Officials speculated that a software failure led to the communications breakdown.

At 1:30 p.m. Tuesday, the National Airspace Data Interchange Network in Hampton crashed, and its flight plans had to be routed to a similar NADIN facility in Salt Lake City, which then became overloaded.

FAA employees in Atlanta entered some of the flight plans by hand to keep the Salt Lake City network from crashing. The two facilities process all flight plans for commercial airliners in the U.S.

Thousands of travelers were stranded as the FAA struggled to manage the flight information, which had to be filed before the planes could leave.

"Planes must file a flight plan to take off," said FAA senior spokeswoman Laura Brown. "Without that, they sit on the ground."

The NADIN system was restored at 7 p.m. Tuesday and was fully functional by 1:15 a.m., according to spokeswoman Kathleen Bergen.
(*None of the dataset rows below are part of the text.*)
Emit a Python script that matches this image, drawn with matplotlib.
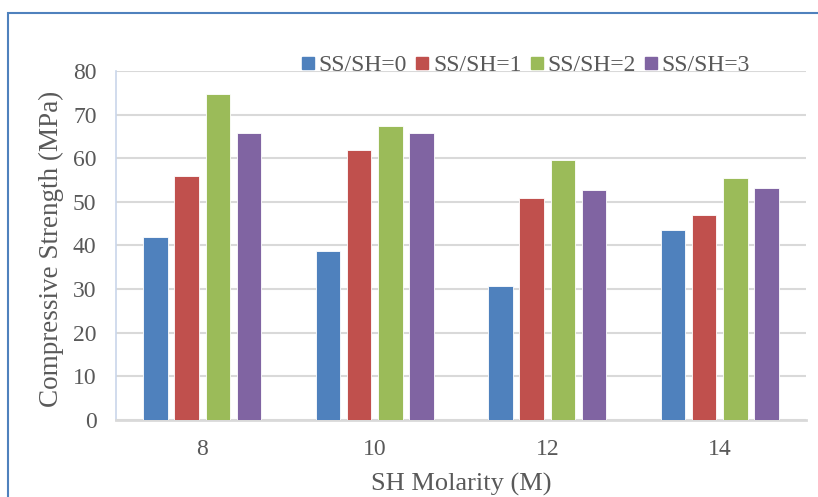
import matplotlib
matplotlib.use("Agg")
import matplotlib.pyplot as plt
from matplotlib.patches import Rectangle
from matplotlib.lines import Line2D
import numpy as np

categories = ["8", "10", "12", "14"]
series_names = ["SS/SH=0", "SS/SH=1", "SS/SH=2", "SS/SH=3"]
ss_sh_0 = [42.0, 38.7, 30.7, 43.6]
ss_sh_1 = [55.9, 61.9, 51.0, 46.9]
ss_sh_2 = [74.7, 67.4, 59.6, 55.5]
ss_sh_3 = [65.9, 65.8, 52.7, 53.1]
yticks = [0, 10, 20, 30, 40, 50, 60, 70, 80]

colors = ["#4F81BD", "#C0504D", "#9BBB59", "#8064A2"]
text_color = "#595959"
font = "Liberation Serif"

fig = plt.figure(figsize=(8.18, 4.97), dpi=100)
ax = fig.add_axes([116/818, 1-420/497, 690/818, 349/497])

x = np.arange(len(categories))
step = 0.18
width = 0.142
all_series = [ss_sh_0, ss_sh_1, ss_sh_2, ss_sh_3]
for i, (vals, c) in enumerate(zip(all_series, colors)):
    ax.bar(x + (i - 1.5) * step, vals, width, color=c, edgecolor="white",
           linewidth=0.6, zorder=3)

ax.set_xlim(-0.5, len(categories) - 0.5)
ax.set_ylim(0, 80)
ax.set_yticks(yticks)
ax.set_xticks(x)
ax.set_xticklabels(categories)
ax.yaxis.grid(True, color="#D9D9D9", linewidth=1.5, zorder=0)
ax.set_axisbelow(True)
for s in ["top", "right"]:
    ax.spines[s].set_visible(False)
ax.spines["left"].set_color("#C9D6EA")
ax.spines["left"].set_linewidth(1.2)
ax.spines["bottom"].set_color("#D9D9D9")
ax.spines["bottom"].set_linewidth(2)
ax.tick_params(axis="both", length=0, labelsize=17, labelcolor=text_color)
ax.tick_params(axis="y", pad=14)
ax.tick_params(axis="x", pad=14)
for lab in ax.get_xticklabels() + ax.get_yticklabels():
    lab.set_fontfamily(font)

ax.set_xlabel("SH Molarity (M)", fontsize=19, color=text_color, family=font)
ax.xaxis.set_label_coords(0.5, (420 - 484) / 349)
ax.xaxis.label.set_va("center")
ax.set_ylabel("Compressive Strength (MPa)", fontsize=19.5, color=text_color, family=font)
ax.yaxis.set_label_coords((51 - 116) / 690, (420 - 249) / 349)
ax.yaxis.label.set_va("center")

handles = [Line2D([], [], marker="s", linestyle="none", markersize=9,
                  markerfacecolor=c, markeredgecolor=c) for c in colors]
fig.legend(handles, series_names, loc="center", ncol=4,
           bbox_to_anchor=(525/818, 1-65/497), frameon=False,
           prop={"family": font, "size": 17}, labelcolor=text_color,
           handlelength=0.7, handletextpad=0.1, columnspacing=0.3,
           borderaxespad=0, borderpad=0)

fig.patches.append(Rectangle((8/818, -0.1), 1.2, 1 - 13/497 + 0.1,
                             transform=fig.transFigure, fill=False,
                             edgecolor="#4F81BD", linewidth=1.5))

fig.savefig("out.png", dpi=100)
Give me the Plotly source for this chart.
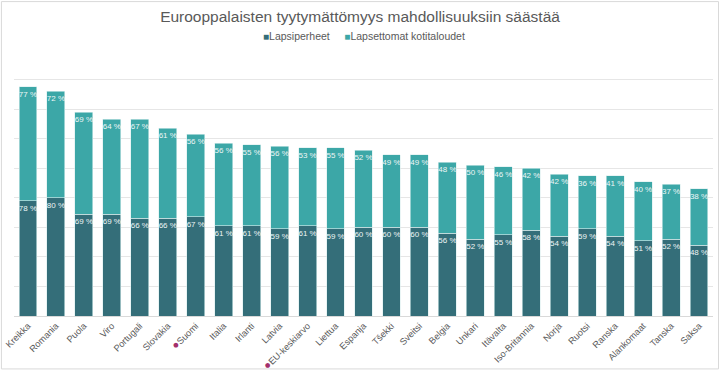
import plotly.graph_objects as go

categories = ["Kreikka", "Romania", "Puola", "Viro", "Portugali", "Slovakia", "Suomi", "Italia",
              "Irlanti", "Latvia", "EU-keskiarvo", "Liettua", "Espanja", "Tšekki", "Sveitsi",
              "Belgia", "Unkari", "Itävalta", "Iso-Britannia", "Norja", "Ruotsi", "Ranska",
              "Alankomaat", "Tanska", "Saksa"]
lapsiperheet = [78, 80, 69, 69, 66, 66, 67, 61, 61, 59, 61, 59, 60, 60, 60, 56, 52, 55, 58, 54, 59, 54, 51, 52, 48]
lapsettomat = [77, 72, 69, 64, 67, 61, 56, 56, 55, 56, 53, 55, 52, 49, 49, 48, 50, 46, 42, 42, 36, 41, 40, 37, 38]
series_names = ["Lapsiperheet", "Lapsettomat kotitaloudet"]
highlighted = ["Suomi", "EU-keskiarvo"]

dark = "#346e79"
light = "#3ca7a7"
grey = "#595959"

ticktext = [("<span style='color:#a3306b;font-size:11px'>●</span>" + c) if c in highlighted else c
            for c in categories]

fig = go.Figure()
for vals, name, col in [(lapsiperheet, series_names[0], dark), (lapsettomat, series_names[1], light)]:
    fig.add_trace(go.Bar(
        x=categories, y=vals, name=name, showlegend=False,
        marker=dict(color=col, line=dict(color="#dbeeee", width=0.6)),
        text=[f"{v} %" for v in vals], textposition="inside", insidetextanchor="end",
        textangle=0, constraintext="none",
        textfont=dict(size=8, color="#eef6f6", family="Liberation Sans, Arial"),
    ))

legend_text = (f"<span style='color:{dark};font-size:10px'>■</span>{series_names[0]}"
               f"&nbsp;&nbsp;&nbsp;&nbsp;&nbsp;"
               f"<span style='color:{light};font-size:10px'>■</span>{series_names[1]}")

fig.update_layout(
    barmode="stack",
    bargap=0.36,
    width=720, height=371,
    margin=dict(l=14, r=7, t=50, b=55, autoexpand=False),
    paper_bgcolor="white", plot_bgcolor="white",
    font=dict(family="Liberation Sans, Arial", color=grey),
    title=dict(text="Eurooppalaisten tyytymättömyys mahdollisuuksiin säästää",
               x=0.5, xanchor="center", y=0.955, yanchor="middle",
               font=dict(size=15.5, color=grey)),
    showlegend=False,
    annotations=[dict(text=legend_text, xref="paper", yref="paper", x=0.5, y=1.052,
                      xanchor="center", yanchor="middle", showarrow=False,
                      font=dict(size=10.5, color=grey))],
    shapes=[dict(type="rect", xref="paper", yref="paper",
                 x0=-0.018, x1=1.0079, y0=-0.199, y1=1.182,
                 line=dict(color="#d9d9d9", width=1), fillcolor="rgba(0,0,0,0)", layer="below")],
)
fig.update_xaxes(tickvals=categories, ticktext=ticktext, tickangle=-45, automargin=False,
                 tickfont=dict(size=9.2, color=grey), showline=True, linecolor="#d9d9d9",
                 ticks="", showgrid=False)
fig.update_yaxes(range=[0, 180], dtick=20, showticklabels=False, showgrid=True, automargin=False,
                 gridcolor="#e6e6e6", gridwidth=1, zeroline=False, fixedrange=True)

fig.write_html("out.html", config={"displayModeBar": False},
               post_script="document.body.style.margin='0px';")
The FAA put the system back online gradually to prevent another shutdown during evening rush hours.

FAA officials said they were not sure what caused the initial failure but were collecting information to determine how to prevent such a glitch in the future. They said a similar problem occurred June 21 on a much smaller scale.

"We're still trying to find root causes of the problem," said Spitaliere.

FAA officials said they are in the process of replacing the NADIN computer systems in Salt Lake City, but that overhaul was not the cause of Tuesday's crash.

The Department of Homeland Security confirmed that the delays were not terror-related.

"Hacking does not appear to be an area (of concern)," said Hank Krakowski, chief operations officer for the FAA. "Right now it looks like an internal software processing failure in the area. We actually think we know what it is; we're in the process of determining what it was right now."

Bergen said safety was never an issue during the breakdown, and that officials were still able to speak to pilots in planes on the ground and in the air.